Research sheds new light on dinosaur hunting techniques
First, palaeontologists dared to suggest that T. rex wasn't the fearsome predator portrayed by the media. Now, new research suggests that the smaller carnivorous dinosaurs weren't as vicious as previously thought either.
Scientists at the University of Manchester and the Natural History Museum carried out a study into the workings of the enormous foot claw found on the small meat-eating dinosaurs Velociraptor (of Jurassic Park infamy) and Deinonychus, both belonging to a group called dromaeosaurs. The study has found that instead of slicing through flesh and disembowelling prey, as previously thought, the dinosaur primarily used its foot claw as a tool to hold on to and perhaps clamber over its victims.
'The alleged disembowelling claws of Velociraptor and its close relatives have long captured the imagination of both science and the media.' Said Dr Phil Manning of the University of Manchester (The Manchester Museum). 'Disarming such a legendary dinosaur is in many ways a great pity, but hopefully it will help us understand more about this enigmatic group's hunting technique and predatory abilities.'
The results of this experiment were first shown on The Truth about Killer Dinosaurs, a BBC television production.

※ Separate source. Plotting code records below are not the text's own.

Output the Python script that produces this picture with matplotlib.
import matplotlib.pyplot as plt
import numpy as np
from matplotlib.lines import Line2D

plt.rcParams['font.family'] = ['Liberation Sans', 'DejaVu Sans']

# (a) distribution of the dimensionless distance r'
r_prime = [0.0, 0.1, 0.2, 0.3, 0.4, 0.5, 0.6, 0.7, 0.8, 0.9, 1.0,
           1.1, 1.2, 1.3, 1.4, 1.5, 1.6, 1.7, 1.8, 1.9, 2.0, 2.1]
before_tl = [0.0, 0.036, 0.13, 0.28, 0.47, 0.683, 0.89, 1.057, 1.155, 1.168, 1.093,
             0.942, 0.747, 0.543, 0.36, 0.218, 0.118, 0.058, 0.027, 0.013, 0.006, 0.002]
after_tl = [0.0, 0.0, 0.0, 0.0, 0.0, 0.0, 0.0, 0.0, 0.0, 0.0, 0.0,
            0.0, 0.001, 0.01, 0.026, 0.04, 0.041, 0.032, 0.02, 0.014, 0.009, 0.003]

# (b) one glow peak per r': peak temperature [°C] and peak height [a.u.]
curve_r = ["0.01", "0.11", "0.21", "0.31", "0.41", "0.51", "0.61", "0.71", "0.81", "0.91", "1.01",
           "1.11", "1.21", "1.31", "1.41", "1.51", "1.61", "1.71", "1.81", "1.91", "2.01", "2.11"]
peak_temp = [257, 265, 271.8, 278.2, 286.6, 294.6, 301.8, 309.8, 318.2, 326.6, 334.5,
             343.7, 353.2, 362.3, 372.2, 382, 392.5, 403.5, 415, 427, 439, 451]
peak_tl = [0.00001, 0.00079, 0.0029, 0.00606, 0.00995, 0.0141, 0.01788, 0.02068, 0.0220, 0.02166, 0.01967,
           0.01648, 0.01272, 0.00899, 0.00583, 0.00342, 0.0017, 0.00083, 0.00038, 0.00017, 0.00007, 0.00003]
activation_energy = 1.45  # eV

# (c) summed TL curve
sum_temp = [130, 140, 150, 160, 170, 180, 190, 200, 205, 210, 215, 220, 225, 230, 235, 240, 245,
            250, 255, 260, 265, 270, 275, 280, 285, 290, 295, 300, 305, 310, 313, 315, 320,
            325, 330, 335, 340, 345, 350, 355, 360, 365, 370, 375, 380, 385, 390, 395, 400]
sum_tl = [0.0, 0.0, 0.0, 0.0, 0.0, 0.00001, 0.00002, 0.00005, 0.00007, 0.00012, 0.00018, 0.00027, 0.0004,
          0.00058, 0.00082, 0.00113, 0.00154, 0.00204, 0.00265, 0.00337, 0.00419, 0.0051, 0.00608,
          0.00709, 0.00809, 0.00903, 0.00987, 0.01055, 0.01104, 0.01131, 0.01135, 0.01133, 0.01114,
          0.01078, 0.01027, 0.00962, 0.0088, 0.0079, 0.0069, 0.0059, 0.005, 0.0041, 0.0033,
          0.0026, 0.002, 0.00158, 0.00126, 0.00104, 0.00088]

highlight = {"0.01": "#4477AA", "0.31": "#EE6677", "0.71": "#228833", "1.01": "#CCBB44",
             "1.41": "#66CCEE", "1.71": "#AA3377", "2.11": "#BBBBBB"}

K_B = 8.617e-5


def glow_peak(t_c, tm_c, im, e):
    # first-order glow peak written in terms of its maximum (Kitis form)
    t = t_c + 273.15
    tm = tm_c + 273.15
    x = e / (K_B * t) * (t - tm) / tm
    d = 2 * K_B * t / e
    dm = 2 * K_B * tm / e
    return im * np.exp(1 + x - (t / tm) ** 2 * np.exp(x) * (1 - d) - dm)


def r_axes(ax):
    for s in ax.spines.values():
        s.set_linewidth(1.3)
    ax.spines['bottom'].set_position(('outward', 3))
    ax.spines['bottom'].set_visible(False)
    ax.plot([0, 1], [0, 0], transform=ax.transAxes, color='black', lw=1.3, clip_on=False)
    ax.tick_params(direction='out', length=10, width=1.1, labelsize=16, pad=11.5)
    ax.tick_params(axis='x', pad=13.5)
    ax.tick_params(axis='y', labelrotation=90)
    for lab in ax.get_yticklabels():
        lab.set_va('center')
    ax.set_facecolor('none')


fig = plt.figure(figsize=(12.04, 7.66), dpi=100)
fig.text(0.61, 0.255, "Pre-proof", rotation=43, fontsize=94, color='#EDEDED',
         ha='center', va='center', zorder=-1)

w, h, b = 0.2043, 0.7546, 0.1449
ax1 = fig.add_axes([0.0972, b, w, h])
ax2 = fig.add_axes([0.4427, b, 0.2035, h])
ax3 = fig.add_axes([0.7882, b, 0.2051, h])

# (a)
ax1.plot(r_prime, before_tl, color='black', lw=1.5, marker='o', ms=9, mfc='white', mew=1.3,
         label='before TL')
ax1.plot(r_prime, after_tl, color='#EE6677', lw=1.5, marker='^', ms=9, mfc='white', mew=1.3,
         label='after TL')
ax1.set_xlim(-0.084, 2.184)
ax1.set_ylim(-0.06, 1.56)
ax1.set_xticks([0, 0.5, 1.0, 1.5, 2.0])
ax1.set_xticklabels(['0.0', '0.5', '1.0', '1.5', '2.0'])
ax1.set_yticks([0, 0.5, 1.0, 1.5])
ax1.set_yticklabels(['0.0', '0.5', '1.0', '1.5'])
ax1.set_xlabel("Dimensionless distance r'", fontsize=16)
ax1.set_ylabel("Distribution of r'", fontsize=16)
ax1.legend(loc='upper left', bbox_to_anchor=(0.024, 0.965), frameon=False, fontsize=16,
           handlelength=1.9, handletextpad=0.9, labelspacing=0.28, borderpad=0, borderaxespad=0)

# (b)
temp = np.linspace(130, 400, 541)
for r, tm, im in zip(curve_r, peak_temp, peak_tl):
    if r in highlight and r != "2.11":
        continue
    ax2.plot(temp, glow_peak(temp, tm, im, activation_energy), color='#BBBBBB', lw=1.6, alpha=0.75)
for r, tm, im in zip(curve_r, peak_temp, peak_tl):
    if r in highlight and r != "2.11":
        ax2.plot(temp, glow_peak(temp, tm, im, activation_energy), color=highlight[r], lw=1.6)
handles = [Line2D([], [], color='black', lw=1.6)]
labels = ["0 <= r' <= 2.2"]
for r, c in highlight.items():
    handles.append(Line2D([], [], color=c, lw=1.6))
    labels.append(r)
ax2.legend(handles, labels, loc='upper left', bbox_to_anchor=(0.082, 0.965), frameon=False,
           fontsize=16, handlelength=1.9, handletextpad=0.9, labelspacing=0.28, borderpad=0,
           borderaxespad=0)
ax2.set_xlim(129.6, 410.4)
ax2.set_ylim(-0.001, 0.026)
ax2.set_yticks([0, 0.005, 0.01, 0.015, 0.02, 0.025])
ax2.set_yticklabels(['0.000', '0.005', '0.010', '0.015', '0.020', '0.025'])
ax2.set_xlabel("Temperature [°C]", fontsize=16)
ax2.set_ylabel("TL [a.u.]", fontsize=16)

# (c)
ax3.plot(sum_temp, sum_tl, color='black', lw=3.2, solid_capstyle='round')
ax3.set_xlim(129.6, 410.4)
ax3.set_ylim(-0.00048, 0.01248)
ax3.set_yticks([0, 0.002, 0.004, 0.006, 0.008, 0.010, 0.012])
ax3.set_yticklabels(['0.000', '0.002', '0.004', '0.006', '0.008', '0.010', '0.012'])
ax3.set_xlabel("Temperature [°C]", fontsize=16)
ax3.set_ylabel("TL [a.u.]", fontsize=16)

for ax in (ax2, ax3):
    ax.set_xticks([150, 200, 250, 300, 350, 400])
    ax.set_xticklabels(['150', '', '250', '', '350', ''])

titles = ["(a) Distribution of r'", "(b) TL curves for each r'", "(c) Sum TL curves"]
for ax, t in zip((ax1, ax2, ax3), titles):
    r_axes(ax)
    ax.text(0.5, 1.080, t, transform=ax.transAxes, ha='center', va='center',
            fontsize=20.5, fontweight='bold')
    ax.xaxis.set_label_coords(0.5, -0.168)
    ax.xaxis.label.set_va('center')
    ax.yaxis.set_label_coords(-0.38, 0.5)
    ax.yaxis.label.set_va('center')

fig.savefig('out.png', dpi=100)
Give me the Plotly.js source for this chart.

A team from Pennicott Payne Models and Special Effects produced a scientifically accurate robotic limb, based on detailed measurements from dromaeosaur fossil remains and information on limb function in living animals, to test the disembowelling theory. Information on the shape and composition of the claw was gleaned from a study of living birds and reptiles.
The robotic limb was used to mimic a strong kicking motion and its damaging effect was tested (at high and low speed) by impacting it into the flesh of pig and crocodile carcasses. Instead of producing the expected large slashing wound, only small, rounded puncture holes where produced. Moreover, the curvature of the claw was found to cause flesh around the wound to bunch together, preventing the claw from falling out. Scientists also discovered that the depth of the wound was not substantial enough to pose a danger to a large herbivorous dinosaur (such as the contemporary Tenontosaurus), but would have been fatal to smaller prey.
This new research suggests that instead of using their claws for slashing, these dinosaurs may have used them for climbing. Research into the curvature of the claw has shown that it could have been used for gripping onto the flanks of live prey. The dromaeosaur's sharp serrated teeth would then tear into the flesh of its prey whilst clinging tightly to its victim. There are some similarities between this and the hunting techniques of modern day big cats, which use their protracted claws to cling onto their prey as their powerful jaws deliver the killer blow.
"This work disproves a long-standing idea about Velociraptor and its relatives and sheds light on an entirely novel way of life in these animals", said Dr Paul Barrett of the Natural History Museum.